Investors

Share-price-based compensation program

The BASF Group’s share price-based compensation programs, or long-term incentive (LTI) programs, are cash-settled programs. If vested, the cash-settlement obligation is measured at fair value on every balance sheet date and recognized as a provision.

In 2023, the BASF Group continued offering its share price-based compensation program (LTI program), known as Strive!, which was launched in 2020. The share price-based compensation program known as “BOP” (BASF Option Program), which had existed since 1999, was offered for the last time in 2020. All option rights granted during the BOP program years remain valid until the end of their respective exercise periods.

Generally, members of the Board of Executive Directors and all senior executives are entitled to participate in the LTI programs.

Strive! is based on a performance share plan and takes into account the achievement of strategic goals and the development of the BASF share and dividend (total shareholder return) over a period of four years.

Participation in Strive! is voluntary for senior executives and is linked to a share ownership obligation. Strive! offers rolling eligibility, without a deadline for participation. In 2023, 684 people were eligible to participate in Strive!. About 93% of eligible senior executives and Members of the Board of Executive Directors participated. Unlike for senior executives, participation is not voluntary for the members of the Board of Executive Directors and is outlined in their service contracts. The same plan conditions generally apply to members of the Board of Executive Directors.

A Strive! plan includes a four-year performance period with a fixed disbursement date. A target amount is determined at the beginning of each new Strive! plan for every participant. This target amount is converted into a preliminary number of virtual performance share units (PSUs) by dividing it by the average BASF share price in the fourth quarter of the previous year. The number of PSUs that are ultimately paid out at the end of the performance periods depends on the achievement of the three strategic targets: growth (volume growth compared with global chemical production), profitability (increase in EBITDA before special items) and sustainability (CO2 emissions).
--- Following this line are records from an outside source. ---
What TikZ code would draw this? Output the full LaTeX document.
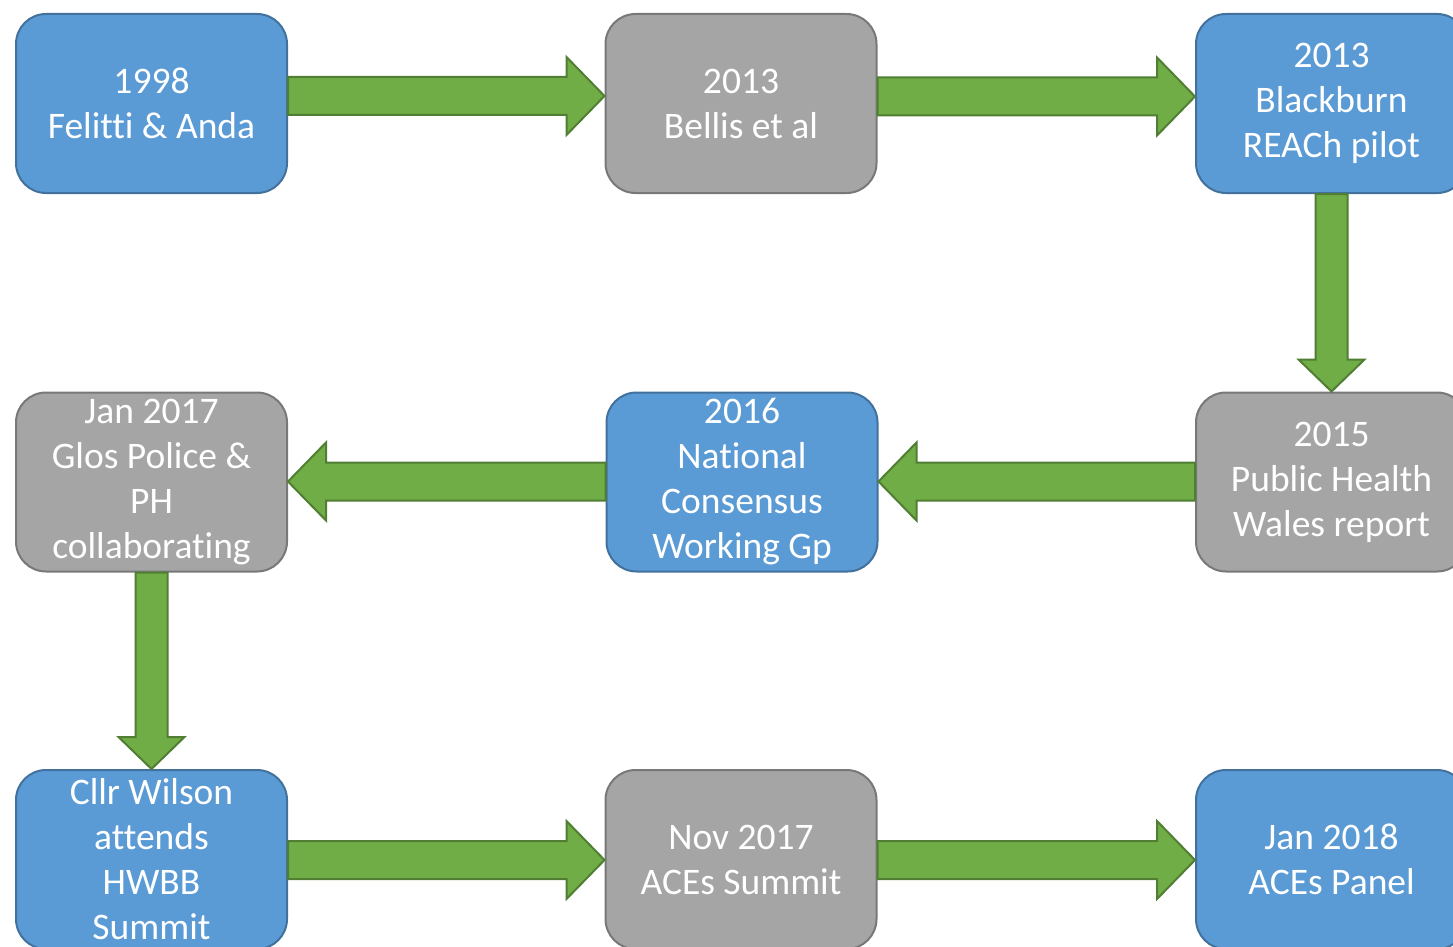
\documentclass[tikz,border=0pt]{standalone}
\usepackage{fontspec}
\setmainfont{Carlito}[Ligatures={NoCommon}]
\usetikzlibrary{calc}
\definecolor{bfill}{HTML}{5B9BD5}
\definecolor{bline}{HTML}{41719C}
\definecolor{gfill}{HTML}{A5A5A5}
\definecolor{gline}{HTML}{787878}
\definecolor{afill}{HTML}{70AD47}
\definecolor{aline}{HTML}{507E32}
\tikzset{
  box/.style={rectangle, rounded corners=30pt, minimum width=271pt, minimum height=179pt,
    line width=2pt, text=white, align=center, inner sep=0pt,
    font=\fontsize{37.5}{45}\selectfont,
    execute at begin node={\rule{0pt}{37pt}}},
  bluebox/.style={box, fill=bfill, draw=bline},
  graybox/.style={box, fill=gfill, draw=gline},
  fat/.style={fill=afill, draw=aline, line width=2pt, line join=miter}
}
% right-pointing block arrow: from node #1 (east) to node #2 (west), vertical offset #3
\newcommand\rarrow[3]{%
  \draw[fat] let \p1=(#1.east), \p2=(#2.west) in
   (\x1,\y1+#3+19pt) -- (\x2-38pt,\y1+#3+19pt) -- (\x2-38pt,\y1+#3+39pt) -- (\x2,\y1+#3)
   -- (\x2-38pt,\y1+#3-39pt) -- (\x2-38pt,\y1+#3-19pt) -- (\x1,\y1+#3-19pt) -- cycle;}
% left-pointing block arrow: from node #1 (west) to node #2 (east)
\newcommand\larrow[3]{%
  \draw[fat] let \p1=(#1.west), \p2=(#2.east) in
   (\x1,\y1+#3+19pt) -- (\x2+38pt,\y1+#3+19pt) -- (\x2+38pt,\y1+#3+39pt) -- (\x2,\y1+#3)
   -- (\x2+38pt,\y1+#3-39pt) -- (\x2+38pt,\y1+#3-19pt) -- (\x1,\y1+#3-19pt) -- cycle;}
% down-pointing block arrow: from node #1 (south) to node #2 (north)
\newcommand\darrow[2]{%
  \draw[fat] let \p1=(#1.south), \p2=(#2.north) in
   (\x1-16pt,\y1) -- (\x1-16pt,\y2+32pt) -- (\x1-33pt,\y2+32pt) -- (\x1,\y2)
   -- (\x1+33pt,\y2+32pt) -- (\x1+16pt,\y2+32pt) -- (\x1+16pt,\y1) -- cycle;}
\begin{document}
\begin{tikzpicture}[x=1pt,y=-1pt]
\useasboundingbox (0,0) rectangle (1453,947);
\node[bluebox] (n1) at (151.5,103.5) {1998\\Felitti \& Anda};
\node[graybox] (n2) at (741,103.5) {2013\\Bellis et al};
\node[bluebox] (n3) at (1331.5,103.5) {2013\\Blackburn\\REACh pilot};
\node[graybox] (n4) at (151.5,482) {Jan 2017\\Glos Police \&\\PH\\collaborating};
\node[bluebox] (n5) at (742,482) {2016\\National\\Consensus\\Working Gp};
\node[graybox] (n6) at (1331.5,482) {2015\\Public Health\\Wales report};
\node[bluebox] (n7) at (151.5,859.5) {Cllr Wilson\\attends\\HWBB\\Summit};
\node[graybox] (n8) at (741,859.5) {Nov 2017\\ACEs Summit};
\node[bluebox] (n9) at (1331.5,859.5) {Jan 2018\\ACEs Panel};
\rarrow{n1}{n2}{7.5pt}
\rarrow{n2}{n3}{7pt}
\darrow{n3}{n6}
\larrow{n6}{n5}{0.5pt}
\larrow{n5}{n4}{0.5pt}
\darrow{n4}{n7}
\rarrow{n7}{n8}{-0.5pt}
\rarrow{n8}{n9}{-0.5pt}
\end{tikzpicture}
\end{document}
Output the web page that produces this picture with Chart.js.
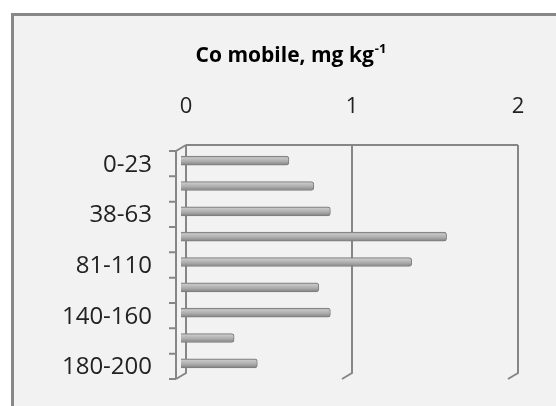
<!DOCTYPE html>
<html>
<head>
<meta charset="utf-8">
<script src="https://cdn.jsdelivr.net/npm/chart.js@4/dist/chart.umd.min.js"></script>
<style>
  html, body { margin: 0; padding: 0; background: #fff; }
  #frame {
    position: absolute; left: 11px; top: 13px; width: 560px; height: 410px;
    background: #f2f2f2; border: 3px solid #888888;
  }
  #wrap { position: absolute; left: 0; top: 0; width: 556px; height: 406px; }
</style>
</head>
<body>
<div id="frame"></div>
<div id="wrap"><canvas id="myChart" width="556" height="406"></canvas></div>
<script>
// depth intervals (cm) and mobile Co
const depths = ['0-23', '23-38', '38-63', '63-81', '81-110', '110-140', '140-160', '160-180', '180-200'];
const coMobile = [0.65, 0.80, 0.90, 1.60, 1.39, 0.83, 0.90, 0.32, 0.46];
const xTicks = [0, 1, 2];
const titleMain = 'Co mobile, mg kg';
const titleSup = '-1';

const FONT = "'Open Sans', 'DejaVu Sans', sans-serif";
const LINE = '#868686';
const DX = 5, DY = 3; // half depth of the 3d box

// back wall + front axis, drawn from the scales
const box3d = {
  id: 'box3d',
  beforeDatasetsDraw(chart) {
    const x = chart.scales.x, c = chart.ctx;
    const top = chart.chartArea.top, bottom = chart.chartArea.bottom;
    c.save();
    c.strokeStyle = LINE;
    c.lineWidth = 2;
    c.beginPath();
    c.moveTo(x.getPixelForValue(0) + DX, top - DY);
    c.lineTo(x.getPixelForValue(2) + DX, top - DY);
    xTicks.forEach(v => {
      const px = x.getPixelForValue(v);
      c.moveTo(px + DX, top - DY);
      c.lineTo(px + DX, bottom - DY);
      c.lineTo(px - DX, bottom + DY);
    });
    // front axis with category ticks
    const fx = x.getPixelForValue(0) - DX;
    c.moveTo(fx + 2 * DX, top - DY);
    c.lineTo(fx, top + DY);
    c.lineTo(fx, bottom + DY);
    const step = (bottom - top) / depths.length;
    for (let i = 0; i <= depths.length; i++) {
      const ty = top + DY + i * step;
      c.moveTo(fx, ty);
      c.lineTo(fx - 7, ty);
    }
    c.stroke();
    c.restore();
  }
};

// title with a real superscript
const supTitle = {
  id: 'supTitle',
  afterDraw(chart) {
    const c = chart.ctx;
    c.save();
    c.fillStyle = '#000';
    c.textBaseline = 'alphabetic';
    c.font = "bold 21px " + FONT;
    const w1 = c.measureText(titleMain).width;
    c.font = "bold 13px " + FONT;
    const w2 = c.measureText(titleSup).width;
    const x0 = 291 - (w1 + w2 + 1) / 2;
    c.font = "bold 21px " + FONT;
    c.fillText(titleMain, x0, 61.5);
    c.font = "bold 13px " + FONT;
    c.fillText(titleSup, x0 + w1 + 1, 53);
    c.restore();
  }
};

function barFill(ctx) {
  const chart = ctx.chart;
  if (!chart.chartArea || !chart.scales.y) return '#aaaaaa';
  const cy = chart.scales.y.getPixelForValue(ctx.dataIndex);
  const g = chart.ctx.createLinearGradient(0, cy - 5, 0, cy + 5);
  g.addColorStop(0, '#858585');
  g.addColorStop(0.22, '#c6c6c6');
  g.addColorStop(0.6, '#aaaaaa');
  g.addColorStop(1, '#7a7a7a');
  return g;
}

new Chart(document.getElementById('myChart'), {
  type: 'bar',
  data: {
    labels: depths,
    datasets: [{
      data: coMobile,
      backgroundColor: barFill,
      borderColor: '#7e7e7e',
      borderWidth: 1,
      borderRadius: 3,
      borderSkipped: 'start',
      barThickness: 9
    }]
  },
  options: {
    indexAxis: 'y',
    responsive: false,
    animation: false,
    layout: { padding: { top: 66, left: 0, right: 43, bottom: 30 } },
    plugins: {
      legend: { display: false },
      tooltip: { enabled: false },
      title: { display: false }
    },
    scales: {
      x: {
        position: 'top',
        min: 0, max: 2,
        afterFit(s) { s.height = 82; },
        afterBuildTicks(s) { s.ticks = xTicks.map(v => ({ value: v })); },
        grid: { display: false, drawTicks: false },
        border: { display: false },
        ticks: { color: '#222', padding: 28, labelOffset: 5, font: { family: FONT, size: 22, lineHeight: 1.2 } }
      },
      y: {
        afterFit(s) { s.width = 181; s.paddingTop = 0; s.paddingBottom = 0; },
        grid: { display: false, drawTicks: false },
        border: { display: false },
        ticks: {
          autoSkip: false,
          color: '#222',
          padding: 29,
          labelOffset: 4,
          font: { family: FONT, size: 24, lineHeight: 1 },
          callback(v, i) { return i % 2 === 0 ? depths[i] : ''; }
        }
      }
    }
  },
  plugins: [box3d, supTitle]
});
</script>
</body>
</html>
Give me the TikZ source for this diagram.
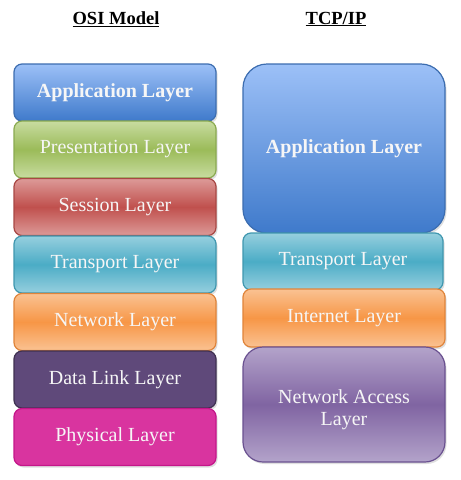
\documentclass[tikz,border=0pt]{standalone}
\usepackage{fontspec}
\setmainfont{Liberation Serif}
\usetikzlibrary{shadows}
\definecolor{appT}{HTML}{9CC0F7}
\definecolor{appB}{HTML}{3F7ACB}
\definecolor{appD}{HTML}{3C6DB0}
\definecolor{grE}{HTML}{C8DCA0}
\definecolor{grM}{HTML}{9BBB59}
\definecolor{grD}{HTML}{8AAA50}
\definecolor{rdE}{HTML}{DC9A98}
\definecolor{rdM}{HTML}{C0504D}
\definecolor{rdD}{HTML}{A84744}
\definecolor{tlE}{HTML}{96CFDE}
\definecolor{tlM}{HTML}{4BACC6}
\definecolor{tlD}{HTML}{3F97AF}
\definecolor{orE}{HTML}{FAC292}
\definecolor{orM}{HTML}{F79646}
\definecolor{orD}{HTML}{E0843A}
\definecolor{dl}{HTML}{5F497A}
\definecolor{dlD}{HTML}{3F3151}
\definecolor{ph}{HTML}{D9349F}
\definecolor{phD}{HTML}{C4168A}
\definecolor{naE}{HTML}{B3A3CA}
\definecolor{naM}{HTML}{8064A2}
\definecolor{naD}{HTML}{6A5190}
\definecolor{txt}{HTML}{F6F6F6}
\tikzset{
  layer/.style={rounded corners=8pt, minimum width=202pt, text=txt, font=\fontsize{20}{23}\selectfont, line width=1.2pt, align=center, inner sep=0pt,
    drop shadow={opacity=0.25, shadow xshift=1.5pt, shadow yshift=-2pt}},
  three/.style n args={3}{shading=axis, top color=#1, bottom color=#1, middle color=#2, draw=#3},
  boldtext/.style={font=\fontsize{20}{23}\selectfont\bfseries},
  title/.style={font=\fontsize{18.5}{21}\selectfont\bfseries}
}
\begin{document}
\begin{tikzpicture}[x=1pt,y=-1pt]
\useasboundingbox[fill=white] (0,0) rectangle (461,480);
\node[title] (osi) at (116,19) {\underline{OSI Model}};
\node[title] (tcp) at (336,19) {\underline{TCP/IP}};
% OSI
\node[layer, minimum height=57pt, shading=axis, top color=appT, bottom color=appB, draw=appD, boldtext] (oapp) at (115,92.5) {Application Layer};
\node[layer, minimum height=57pt, three={grE}{grM}{grD}] (opre) at (115,149.5) {Presentation Layer};
\node[layer, minimum height=57pt, three={rdE}{rdM}{rdD}] (oses) at (115,207) {Session Layer};
\node[layer, minimum height=57pt, three={tlE}{tlM}{tlD}] (otra) at (115,264.5) {Transport Layer};
\node[layer, minimum height=57pt, three={orE}{orM}{orD}] (onet) at (115,322) {Network Layer};
\node[layer, minimum height=57pt, fill=dl, draw=dlD] (odl) at (115,379.5) {Data Link Layer};
\node[layer, minimum height=57pt, fill=ph, draw=phD] (oph) at (115,437) {Physical Layer};
% TCP/IP
\node[layer, rounded corners=24pt, minimum height=169pt, shading=axis, top color=appT, bottom color=appB, draw=appD, boldtext] (tapp) at (344,148.5) {Application Layer};
\node[layer, minimum height=57pt, minimum width=200pt, three={tlE}{tlM}{tlD}] (ttra) at (343,261.5) {Transport Layer};
\node[layer, minimum height=58pt, three={orE}{orM}{orD}] (tint) at (344,318) {Internet Layer};
\node[layer, rounded corners=20pt, minimum height=115pt, three={naE}{naM}{naD}, font=\fontsize{20}{21.5}\selectfont] (tna) at (344,404.5) {\rule{0pt}{24pt}Network Access\\Layer};
\end{tikzpicture}
\end{document}
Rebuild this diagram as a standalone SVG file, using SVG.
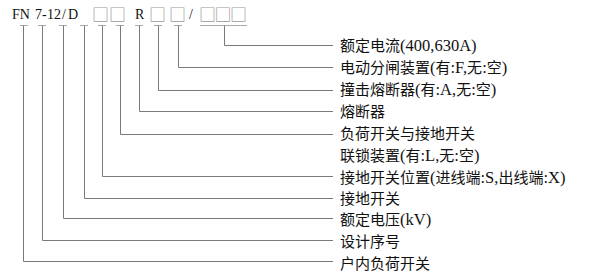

Achievement of each strategic target is calculated for each year of the four-year performance period. Upon conclusion of the performance period, the average degree of target achievement for each strategic goal is equal to the arithmetic mean of the degrees of target achievement for the four years. The total target achievement for the respective Strive! plan is determined by adding the target achievement degree for the three strategic targets after having multiplied each by the corresponding weighting factor. To calculate the final number of PSUs, this weighted target achievement is multiplied by the preliminary number of PSUs. The payment amount upon conclusion of the four-year performance period is calculated by multiplying the final number of PSUs by the average BASF share price for the fourth quarter of the last year of the performance period, plus the accumulated dividend payments in the four fiscal years. The payment occurs in May of the following year and is capped at 200% of the target amount. The payment amount therefore not only reflects achievement of the strategic targets, but performance of BASF’s dividend and share price as well.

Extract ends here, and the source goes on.